Thursday 28 December 2023

What I've Been Reading Recently

The final three months of 2023 are up. As a stickler for tradition, it's time to visit the books read during this final quarter. And I'm pleased to report I got through a lot of hot while avoiding the rot.

Evelina by Frances Burney
What Maisie Knew by Henry James
Pudd'nhead Wilson by Mark Twain
The Sellout by Paul Beatty
Caleb Williams by William Godwin
The Perfect Hoax by Italo Svevo
A Nation of Shopkeepers by Dan Evans
The Demolished Man by Alfred Bester
Language and Hegemony in Gramsci by Peter Ives
The Last Temptation by Nikos Kazantzakis
The Virginian by Owen Wister
The History of Rasselas by Samuel Johnson
MaddAddam by Margaret Atwood
The Aftermath of Feminism by Angela McRobbie
The Cattle Truck by George Semprun
Solaris by Stanislaw Lem
Nightwood by Djuna Barnes
The Female Quixote by Charlotte Lennox
Glory by NoViolet Bulawayo
Best SF Stories of Brain W Aldiss by Brian W Aldiss
Without Gurantees by Paul Gilroy, Lawrence Grossberg, and Angela McRobbie (eds)
The Shards by Bret Easton Ellis
The Man of Feeling by Henry MacKenzie
Reading Science Fiction by James Gunn, Marleen S Barr, and Matthew Candelaria (eds)
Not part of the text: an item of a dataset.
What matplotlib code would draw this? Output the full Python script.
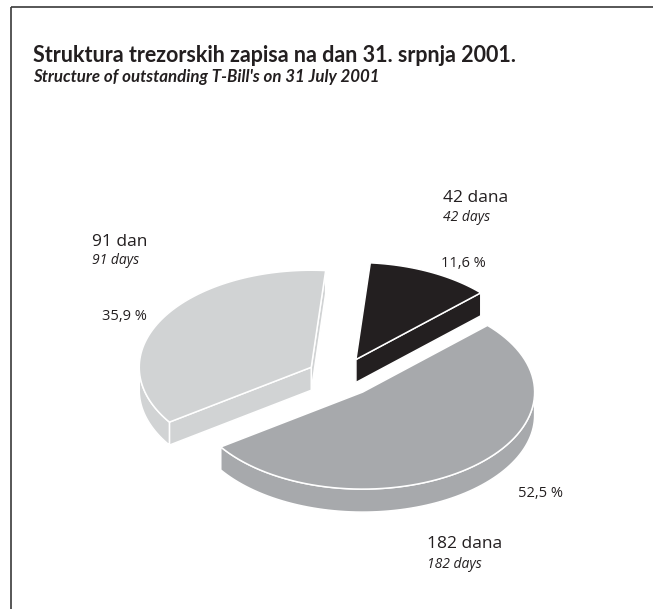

I'm going to leave talking about the Ellis to one side as I'm planning on writing about it. But of the others, the stand outs from this quarter's book pile was The Female Quixote. Probably the funniest book I've read this year, which isn't bad for something that's been out for 270 years. It complemented Evelina as 18th century novels of manners, despite the latter being (ostensibly) more serious and less satirical. Sticking with the 1700s, Caleb Williams was a rousing, radical masterpiece from one of the founding thinkers of anarchism. Efforts were made to ban it because the book dared to suggest landowners might be prepared to lie when their interests are at stake. Speaking of naughty books, I got round to reading The Last Temptation, which got on the Vatican's index for blasphemy. For most of the book I was entirely nonplussed. Okay, so some liberties are taken by Kazantzakis in his novelisation of Jesus's adult life but nothing to get the devout too sweaty. But that was before we get toward the end of the book, of which I'll say no more.

Also in there is Alfred Bester's The Demolished Man. Considered one of if not his best, I'm sorry to say I didn't get on with it. But the happy sequel to reading this was a realisation more science fiction was needed in my life, hence the new turn in what this blog will be covering. And why there's a nice academic tome about SF at the bottom of the list.

Did Christmas shower any books upon you? And what are you reading at the moment?

2 comments:

Robert Dyson said...

Thanks for the list. I will read at least The Female Quixote.

Ken said...

Demon Copperhead by Barbara Kingsolver. A Dickensian novel, in a good way.